Three-way merging

To see how three-way merges work, first we'll create a new branch called new-feature and create a new file there called main.js. After staging and committing main.js we switch back to master. Here we'll update toc.txt and again, we'll stage and commit the changes.


Now we are in the situation described in the three-way merge scenario. Our target branch (in this case master) is one commit ahead of the commit it was when we created the objective branch (in this case new-feature). Thus, Git can't just move the master pointer to the tip of the new-feature branch because there's a commit in master that cannot be reached from new-feature.

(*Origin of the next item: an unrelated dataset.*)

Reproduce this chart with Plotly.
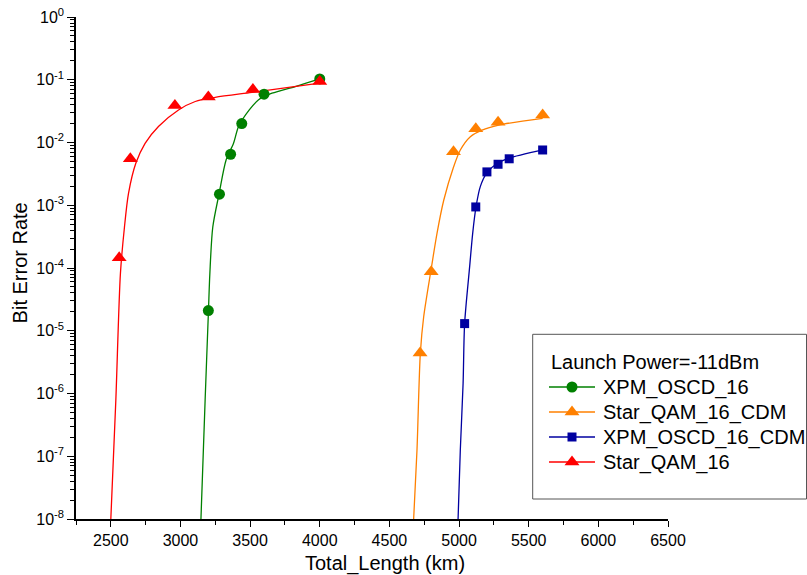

To run a three-way merge we proceed as before and start by switching into the master branch. Now we run

git merge new-feature

VS Code will be launched where we can edit our commit message (if necessary). When we close it, Git will conclude the merge process.

Three-way merges 1
Three-way merges 2

We can see our merges in the log more clearly by using the --graph option

git log --oneline --all --graph -10

Starting from the bottom and moving up, the first merge we see is the fast-forward merge from the now-deleted bugfix branch onto master. This branch was created from commit d106b04. On it, we created commit e6614d7. Because at the time of merge master was still at commit d106b04 and we used a --no-ff option, the merge commit 4188bbb was created. Git shows this merge as a triangle where each commit is a vertex.


On the other hand, for our three-way merge, Git is displaying a trapezoid, since there's a commit on master (2aa25c1) that was created after the new-feature branch was created. Both branches merged at commit 9a4b466.